*Source data*:
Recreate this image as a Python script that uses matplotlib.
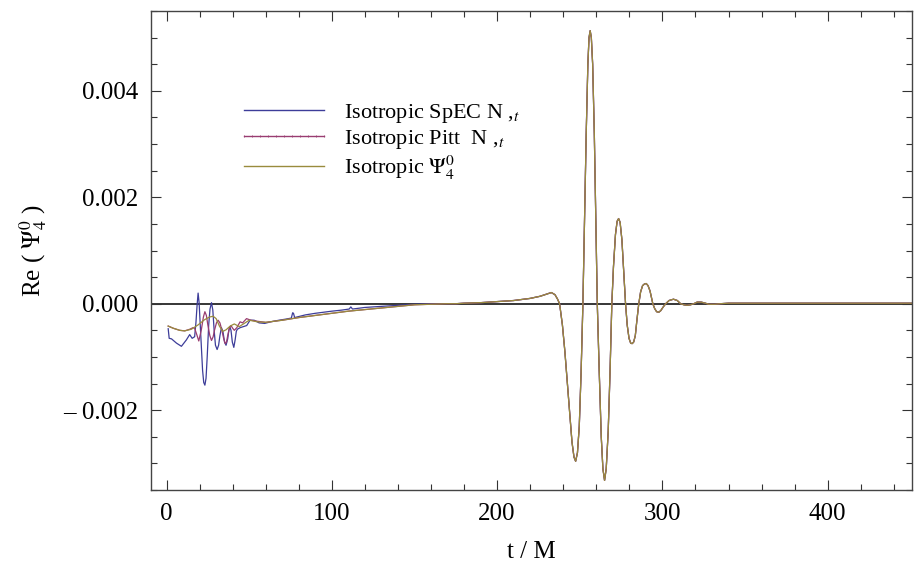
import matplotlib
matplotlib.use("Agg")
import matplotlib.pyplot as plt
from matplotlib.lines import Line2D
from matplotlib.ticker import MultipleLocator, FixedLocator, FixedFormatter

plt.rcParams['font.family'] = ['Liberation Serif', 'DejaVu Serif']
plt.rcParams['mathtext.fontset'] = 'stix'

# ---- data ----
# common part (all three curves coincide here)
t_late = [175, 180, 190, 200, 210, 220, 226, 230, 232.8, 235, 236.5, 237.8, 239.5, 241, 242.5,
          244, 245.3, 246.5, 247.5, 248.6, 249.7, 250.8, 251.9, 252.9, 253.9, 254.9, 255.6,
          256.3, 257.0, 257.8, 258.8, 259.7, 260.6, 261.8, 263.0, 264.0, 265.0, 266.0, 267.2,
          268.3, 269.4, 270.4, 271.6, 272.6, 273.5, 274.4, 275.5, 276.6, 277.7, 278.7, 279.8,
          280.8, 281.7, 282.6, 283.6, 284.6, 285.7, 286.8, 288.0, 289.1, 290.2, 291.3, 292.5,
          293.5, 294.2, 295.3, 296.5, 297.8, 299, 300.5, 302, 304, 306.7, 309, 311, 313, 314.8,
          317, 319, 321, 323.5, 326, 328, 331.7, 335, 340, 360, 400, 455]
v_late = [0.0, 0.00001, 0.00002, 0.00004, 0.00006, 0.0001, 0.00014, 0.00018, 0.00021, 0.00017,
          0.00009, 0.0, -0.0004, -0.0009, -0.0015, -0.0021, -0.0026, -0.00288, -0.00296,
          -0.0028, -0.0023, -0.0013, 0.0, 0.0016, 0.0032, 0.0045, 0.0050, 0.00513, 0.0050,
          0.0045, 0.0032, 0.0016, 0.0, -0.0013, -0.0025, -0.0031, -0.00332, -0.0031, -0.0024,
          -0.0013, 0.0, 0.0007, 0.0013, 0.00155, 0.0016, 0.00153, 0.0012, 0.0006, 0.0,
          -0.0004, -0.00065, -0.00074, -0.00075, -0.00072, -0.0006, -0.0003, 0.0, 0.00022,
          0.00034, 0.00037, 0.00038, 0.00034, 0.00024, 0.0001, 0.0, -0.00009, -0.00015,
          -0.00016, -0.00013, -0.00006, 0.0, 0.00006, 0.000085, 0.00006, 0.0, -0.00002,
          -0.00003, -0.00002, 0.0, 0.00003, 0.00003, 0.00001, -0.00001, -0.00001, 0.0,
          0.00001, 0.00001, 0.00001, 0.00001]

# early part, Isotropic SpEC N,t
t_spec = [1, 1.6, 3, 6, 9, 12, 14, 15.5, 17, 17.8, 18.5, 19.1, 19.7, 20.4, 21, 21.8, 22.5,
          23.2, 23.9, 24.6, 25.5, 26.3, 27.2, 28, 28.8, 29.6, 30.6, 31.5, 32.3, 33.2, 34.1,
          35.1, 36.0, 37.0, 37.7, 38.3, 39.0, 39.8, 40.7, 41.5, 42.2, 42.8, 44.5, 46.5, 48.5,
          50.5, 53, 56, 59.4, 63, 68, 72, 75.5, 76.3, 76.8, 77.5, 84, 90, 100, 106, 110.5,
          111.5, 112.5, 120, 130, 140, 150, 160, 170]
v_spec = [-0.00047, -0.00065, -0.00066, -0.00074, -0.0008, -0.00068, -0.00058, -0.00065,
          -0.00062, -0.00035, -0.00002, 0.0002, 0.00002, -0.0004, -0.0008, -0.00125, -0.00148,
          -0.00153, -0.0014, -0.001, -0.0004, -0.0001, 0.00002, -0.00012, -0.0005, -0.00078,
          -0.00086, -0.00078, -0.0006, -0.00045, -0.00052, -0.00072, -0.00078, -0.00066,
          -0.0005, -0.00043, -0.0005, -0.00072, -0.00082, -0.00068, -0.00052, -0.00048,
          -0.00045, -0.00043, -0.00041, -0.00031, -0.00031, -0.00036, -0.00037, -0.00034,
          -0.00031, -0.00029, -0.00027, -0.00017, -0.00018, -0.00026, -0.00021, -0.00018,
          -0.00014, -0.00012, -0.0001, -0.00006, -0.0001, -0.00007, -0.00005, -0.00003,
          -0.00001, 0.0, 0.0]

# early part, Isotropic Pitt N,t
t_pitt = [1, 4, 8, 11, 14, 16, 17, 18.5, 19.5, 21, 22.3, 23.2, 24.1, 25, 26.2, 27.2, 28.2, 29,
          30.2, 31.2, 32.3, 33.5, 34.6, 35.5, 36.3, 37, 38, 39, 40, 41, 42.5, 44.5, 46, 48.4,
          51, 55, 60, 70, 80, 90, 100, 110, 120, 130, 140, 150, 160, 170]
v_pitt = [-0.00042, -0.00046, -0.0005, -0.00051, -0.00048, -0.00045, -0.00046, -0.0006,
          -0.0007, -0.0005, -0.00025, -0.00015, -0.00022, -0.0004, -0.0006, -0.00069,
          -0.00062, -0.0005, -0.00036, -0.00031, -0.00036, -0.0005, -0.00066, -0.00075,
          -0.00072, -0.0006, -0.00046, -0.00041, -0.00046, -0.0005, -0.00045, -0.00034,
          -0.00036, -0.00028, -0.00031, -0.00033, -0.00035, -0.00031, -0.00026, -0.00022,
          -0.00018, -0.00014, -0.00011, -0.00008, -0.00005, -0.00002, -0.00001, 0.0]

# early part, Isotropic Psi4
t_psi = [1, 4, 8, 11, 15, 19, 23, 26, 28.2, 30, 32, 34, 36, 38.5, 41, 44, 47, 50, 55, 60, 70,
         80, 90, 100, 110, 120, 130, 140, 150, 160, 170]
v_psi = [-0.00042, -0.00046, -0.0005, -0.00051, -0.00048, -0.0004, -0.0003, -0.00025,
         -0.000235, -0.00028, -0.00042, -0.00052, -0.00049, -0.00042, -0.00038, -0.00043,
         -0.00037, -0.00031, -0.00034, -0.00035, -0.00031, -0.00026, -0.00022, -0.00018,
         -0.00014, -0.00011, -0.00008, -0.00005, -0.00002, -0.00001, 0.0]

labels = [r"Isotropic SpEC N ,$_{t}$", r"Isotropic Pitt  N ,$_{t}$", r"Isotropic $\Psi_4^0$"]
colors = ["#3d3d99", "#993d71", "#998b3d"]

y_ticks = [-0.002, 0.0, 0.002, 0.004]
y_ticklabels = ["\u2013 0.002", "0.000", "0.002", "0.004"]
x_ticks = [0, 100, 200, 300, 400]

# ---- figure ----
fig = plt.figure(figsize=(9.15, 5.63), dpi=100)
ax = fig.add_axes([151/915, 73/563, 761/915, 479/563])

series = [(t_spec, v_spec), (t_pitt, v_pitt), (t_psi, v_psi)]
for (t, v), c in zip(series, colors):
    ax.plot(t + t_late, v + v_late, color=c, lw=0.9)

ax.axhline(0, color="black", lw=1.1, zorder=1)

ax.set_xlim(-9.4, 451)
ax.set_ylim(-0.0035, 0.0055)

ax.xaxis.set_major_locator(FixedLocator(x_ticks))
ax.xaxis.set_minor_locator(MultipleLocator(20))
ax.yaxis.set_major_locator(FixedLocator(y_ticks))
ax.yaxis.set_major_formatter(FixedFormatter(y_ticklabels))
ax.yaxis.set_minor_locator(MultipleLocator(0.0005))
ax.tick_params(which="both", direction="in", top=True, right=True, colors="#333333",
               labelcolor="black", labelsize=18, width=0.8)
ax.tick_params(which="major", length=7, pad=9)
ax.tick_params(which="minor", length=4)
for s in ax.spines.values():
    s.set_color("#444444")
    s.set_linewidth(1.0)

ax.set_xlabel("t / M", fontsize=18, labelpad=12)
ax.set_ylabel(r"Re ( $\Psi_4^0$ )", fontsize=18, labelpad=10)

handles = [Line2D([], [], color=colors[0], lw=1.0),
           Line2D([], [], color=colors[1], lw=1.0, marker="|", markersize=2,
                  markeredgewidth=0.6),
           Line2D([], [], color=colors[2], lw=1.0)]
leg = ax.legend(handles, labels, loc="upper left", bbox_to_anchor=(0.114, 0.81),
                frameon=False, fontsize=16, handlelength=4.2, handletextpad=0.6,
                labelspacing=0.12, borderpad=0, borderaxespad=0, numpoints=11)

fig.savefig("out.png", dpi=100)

*Exercise requirements*: Begin at the first line of the data above and repeat each line exactly, stopping after the line containing "0.00001, 0.00001, 0.00001, 0.00001]". Omit the pictures.

*Answer to this task*:
Recreate this image as a Python script that uses matplotlib.
import matplotlib
matplotlib.use("Agg")
import matplotlib.pyplot as plt
from matplotlib.lines import Line2D
from matplotlib.ticker import MultipleLocator, FixedLocator, FixedFormatter

plt.rcParams['font.family'] = ['Liberation Serif', 'DejaVu Serif']
plt.rcParams['mathtext.fontset'] = 'stix'

# ---- data ----
# common part (all three curves coincide here)
t_late = [175, 180, 190, 200, 210, 220, 226, 230, 232.8, 235, 236.5, 237.8, 239.5, 241, 242.5,
          244, 245.3, 246.5, 247.5, 248.6, 249.7, 250.8, 251.9, 252.9, 253.9, 254.9, 255.6,
          256.3, 257.0, 257.8, 258.8, 259.7, 260.6, 261.8, 263.0, 264.0, 265.0, 266.0, 267.2,
          268.3, 269.4, 270.4, 271.6, 272.6, 273.5, 274.4, 275.5, 276.6, 277.7, 278.7, 279.8,
          280.8, 281.7, 282.6, 283.6, 284.6, 285.7, 286.8, 288.0, 289.1, 290.2, 291.3, 292.5,
          293.5, 294.2, 295.3, 296.5, 297.8, 299, 300.5, 302, 304, 306.7, 309, 311, 313, 314.8,
          317, 319, 321, 323.5, 326, 328, 331.7, 335, 340, 360, 400, 455]
v_late = [0.0, 0.00001, 0.00002, 0.00004, 0.00006, 0.0001, 0.00014, 0.00018, 0.00021, 0.00017,
          0.00009, 0.0, -0.0004, -0.0009, -0.0015, -0.0021, -0.0026, -0.00288, -0.00296,
          -0.0028, -0.0023, -0.0013, 0.0, 0.0016, 0.0032, 0.0045, 0.0050, 0.00513, 0.0050,
          0.0045, 0.0032, 0.0016, 0.0, -0.0013, -0.0025, -0.0031, -0.00332, -0.0031, -0.0024,
          -0.0013, 0.0, 0.0007, 0.0013, 0.00155, 0.0016, 0.00153, 0.0012, 0.0006, 0.0,
          -0.0004, -0.00065, -0.00074, -0.00075, -0.00072, -0.0006, -0.0003, 0.0, 0.00022,
          0.00034, 0.00037, 0.00038, 0.00034, 0.00024, 0.0001, 0.0, -0.00009, -0.00015,
          -0.00016, -0.00013, -0.00006, 0.0, 0.00006, 0.000085, 0.00006, 0.0, -0.00002,
          -0.00003, -0.00002, 0.0, 0.00003, 0.00003, 0.00001, -0.00001, -0.00001, 0.0,
          0.00001, 0.00001, 0.00001, 0.00001]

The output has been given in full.